▸ WHAT THE TASK REQUIRES
Your task is to repeat all of the data exactly while excluding the pictures.

▸ DATA SEGMENT
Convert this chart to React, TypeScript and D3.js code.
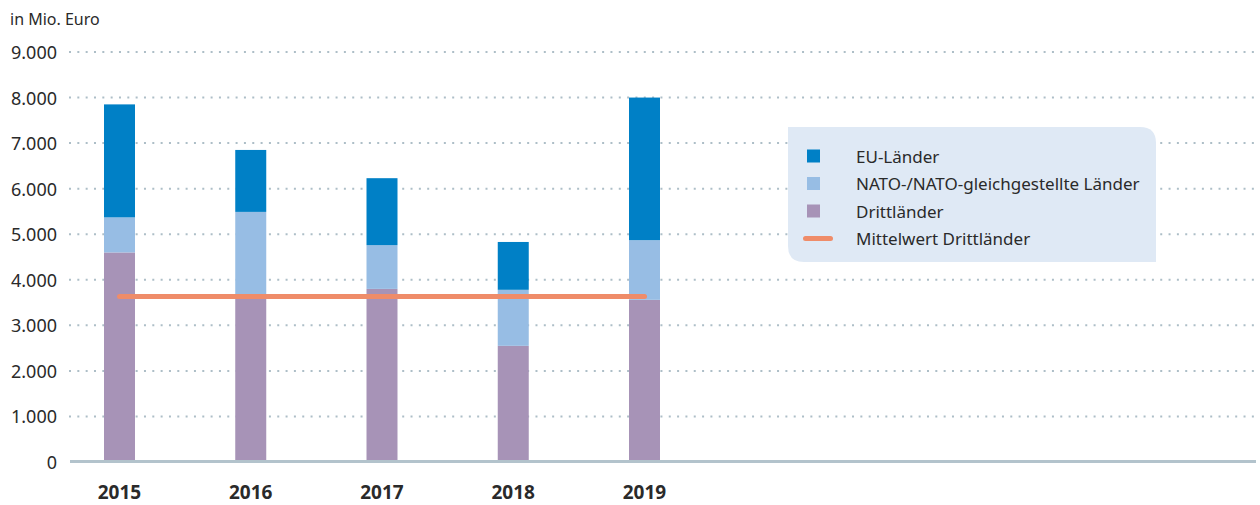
import React from "react";
import * as d3 from "d3";

// values (Mio. Euro)
const years = ["2015", "2016", "2017", "2018", "2019"];
const drittlaender = [4600, 3660, 3800, 2550, 3560];
const nato = [770, 1830, 960, 1230, 1310];
const eu = [2480, 1360, 1470, 1050, 3130];
const yTicks = [0, 1000, 2000, 3000, 4000, 5000, 6000, 7000, 8000, 9000];

const seriesNames = ["Drittländer", "NATO-/NATO-gleichgestellte Länder", "EU-Länder"];
const colors = { eu: "#0080c6", nato: "#97bde4", dritt: "#a793b7", mean: "#ef8c69" };

const de = d3.formatLocale({ decimal: ",", thousands: ".", grouping: [3], currency: ["", " €"] });
const fmt = de.format(",d");

const App = () => {
  const width = 1260;
  const height = 505;
  const font = "'Noto Sans', sans-serif";
  const textColor = "#2a2a2a";

  const y = d3.scaleLinear().domain([0, 9000]).range([462, 52]);
  const x = d3.scalePoint<string>().domain(years).range([119.5, 644.5]);
  const barW = 31;

  const rows = years.map((yr, i) => ({ year: yr, dritt: drittlaender[i], nato: nato[i], eu: eu[i] }));
  const stack = d3.stack<any>().keys(["dritt", "nato", "eu"])(rows);
  const fills = [colors.dritt, colors.nato, colors.eu];

  const mean = d3.mean(drittlaender) as number;
  const meanLine = d3.line<string>().x((d) => x(d) as number).y(() => y(mean));

  // legend box with rounded top-right / bottom-left corners
  const lx = 788, ly = 127, lw = 368, lh = 135, r = 16;
  const legendPath = `M${lx},${ly} H${lx + lw - r} Q${lx + lw},${ly} ${lx + lw},${ly + r} V${ly + lh} H${lx + r} Q${lx},${ly + lh} ${lx},${ly + lh - r} Z`;

  const legendItems = [
    { label: "EU-Länder", color: colors.eu, type: "rect" },
    { label: seriesNames[1], color: colors.nato, type: "rect" },
    { label: seriesNames[0], color: colors.dritt, type: "rect" },
    { label: "Mittelwert Drittländer", color: colors.mean, type: "line" },
  ];

  return (
    <svg width={width} height={height} style={{ display: "block", position: "absolute", left: 0, top: 0 }}>
      <text x={10} y={25} fontFamily={font} fontSize={16} fill={textColor}>
        in Mio. Euro
      </text>

      {/* gridlines */}
      {yTicks.filter((t) => t > 0).map((t) => (
        <line
          key={t}
          x1={69}
          x2={1256}
          y1={y(t)}
          y2={y(t)}
          stroke="#adbec7"
          strokeWidth={2}
          strokeDasharray="2 6.33"
        />
      ))}

      {/* y tick labels */}
      {yTicks.map((t) => (
        <text
          key={t}
          x={57}
          y={y(t)}
          textAnchor="end"
          dominantBaseline="central"
          fontFamily={font}
          fontSize={18}
          fill={textColor}
        >
          {fmt(t)}
        </text>
      ))}

      {/* stacked bars */}
      {stack.map((s, si) =>
        s.map((d, i) => (
          <rect
            key={`${si}-${i}`}
            x={(x(years[i]) as number) - barW / 2}
            y={y(d[1])}
            width={barW}
            height={y(d[0]) - y(d[1])}
            fill={fills[si]}
          />
        ))
      )}

      {/* baseline */}
      <line x1={70} x2={1256} y1={461.5} y2={461.5} stroke="#b3c3cc" strokeWidth={3} />

      {/* mean line */}
      <path d={meanLine(years) as string} stroke={colors.mean} strokeWidth={5} strokeLinecap="round" fill="none" />

      {/* x labels */}
      {years.map((yr) => (
        <text
          key={yr}
          x={x(yr) as number}
          y={499}
          textAnchor="middle"
          fontFamily={font}
          fontWeight="bold"
          fontSize={19}
          fill={textColor}
        >
          {yr}
        </text>
      ))}

      {/* legend */}
      <path d={legendPath} fill="#dfe9f5" />
      {legendItems.map((it, i) => {
        const cy = 156 + i * 27.5;
        return (
          <g key={it.label}>
            {it.type === "rect" ? (
              <rect x={807} y={cy - 6.5} width={13} height={13} fill={it.color} />
            ) : (
              <line x1={805.5} x2={830.5} y1={cy} y2={cy} stroke={it.color} strokeWidth={5} strokeLinecap="round" />
            )}
            <text x={856} y={cy} dominantBaseline="central" fontFamily={font} fontSize={17} fill={textColor}>
              {it.label}
            </text>
          </g>
        );
      })}
    </svg>
  );
};

export default App;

▸ EXPECTED ANSWER
Convert this chart to React, TypeScript and D3.js code.
import React from "react";
import * as d3 from "d3";

// values (Mio. Euro)
const years = ["2015", "2016", "2017", "2018", "2019"];
const drittlaender = [4600, 3660, 3800, 2550, 3560];
const nato = [770, 1830, 960, 1230, 1310];
const eu = [2480, 1360, 1470, 1050, 3130];
const yTicks = [0, 1000, 2000, 3000, 4000, 5000, 6000, 7000, 8000, 9000];

const seriesNames = ["Drittländer", "NATO-/NATO-gleichgestellte Länder", "EU-Länder"];
const colors = { eu: "#0080c6", nato: "#97bde4", dritt: "#a793b7", mean: "#ef8c69" };

const de = d3.formatLocale({ decimal: ",", thousands: ".", grouping: [3], currency: ["", " €"] });
const fmt = de.format(",d");

const App = () => {
  const width = 1260;
  const height = 505;
  const font = "'Noto Sans', sans-serif";
  const textColor = "#2a2a2a";

  const y = d3.scaleLinear().domain([0, 9000]).range([462, 52]);
  const x = d3.scalePoint<string>().domain(years).range([119.5, 644.5]);
  const barW = 31;

  const rows = years.map((yr, i) => ({ year: yr, dritt: drittlaender[i], nato: nato[i], eu: eu[i] }));
  const stack = d3.stack<any>().keys(["dritt", "nato", "eu"])(rows);
  const fills = [colors.dritt, colors.nato, colors.eu];

  const mean = d3.mean(drittlaender) as number;
  const meanLine = d3.line<string>().x((d) => x(d) as number).y(() => y(mean));

  // legend box with rounded top-right / bottom-left corners
  const lx = 788, ly = 127, lw = 368, lh = 135, r = 16;
  const legendPath = `M${lx},${ly} H${lx + lw - r} Q${lx + lw},${ly} ${lx + lw},${ly + r} V${ly + lh} H${lx + r} Q${lx},${ly + lh} ${lx},${ly + lh - r} Z`;

  const legendItems = [
    { label: "EU-Länder", color: colors.eu, type: "rect" },
    { label: seriesNames[1], color: colors.nato, type: "rect" },
    { label: seriesNames[0], color: colors.dritt, type: "rect" },
    { label: "Mittelwert Drittländer", color: colors.mean, type: "line" },
  ];

  return (
    <svg width={width} height={height} style={{ display: "block", position: "absolute", left: 0, top: 0 }}>
      <text x={10} y={25} fontFamily={font} fontSize={16} fill={textColor}>
        in Mio. Euro
      </text>

      {/* gridlines */}
      {yTicks.filter((t) => t > 0).map((t) => (
        <line
          key={t}
          x1={69}
          x2={1256}
          y1={y(t)}
          y2={y(t)}
          stroke="#adbec7"
          strokeWidth={2}
          strokeDasharray="2 6.33"
        />
      ))}

      {/* y tick labels */}
      {yTicks.map((t) => (
        <text
          key={t}
          x={57}
          y={y(t)}
          textAnchor="end"
          dominantBaseline="central"
          fontFamily={font}
          fontSize={18}
          fill={textColor}
        >
          {fmt(t)}
        </text>
      ))}

      {/* stacked bars */}
      {stack.map((s, si) =>
        s.map((d, i) => (
          <rect
            key={`${si}-${i}`}
            x={(x(years[i]) as number) - barW / 2}
            y={y(d[1])}
            width={barW}
            height={y(d[0]) - y(d[1])}
            fill={fills[si]}
          />
        ))
      )}

      {/* baseline */}
      <line x1={70} x2={1256} y1={461.5} y2={461.5} stroke="#b3c3cc" strokeWidth={3} />

      {/* mean line */}
      <path d={meanLine(years) as string} stroke={colors.mean} strokeWidth={5} strokeLinecap="round" fill="none" />

      {/* x labels */}
      {years.map((yr) => (
        <text
          key={yr}
          x={x(yr) as number}
          y={499}
          textAnchor="middle"
          fontFamily={font}
          fontWeight="bold"
          fontSize={19}
          fill={textColor}
        >
          {yr}
        </text>
      ))}

      {/* legend */}
      <path d={legendPath} fill="#dfe9f5" />
      {legendItems.map((it, i) => {
        const cy = 156 + i * 27.5;
        return (
          <g key={it.label}>
            {it.type === "rect" ? (
              <rect x={807} y={cy - 6.5} width={13} height={13} fill={it.color} />
            ) : (
              <line x1={805.5} x2={830.5} y1={cy} y2={cy} stroke={it.color} strokeWidth={5} strokeLinecap="round" />
            )}
            <text x={856} y={cy} dominantBaseline="central" fontFamily={font} fontSize={17} fill={textColor}>
              {it.label}
            </text>
          </g>
        );
      })}
    </svg>
  );
};

export default App;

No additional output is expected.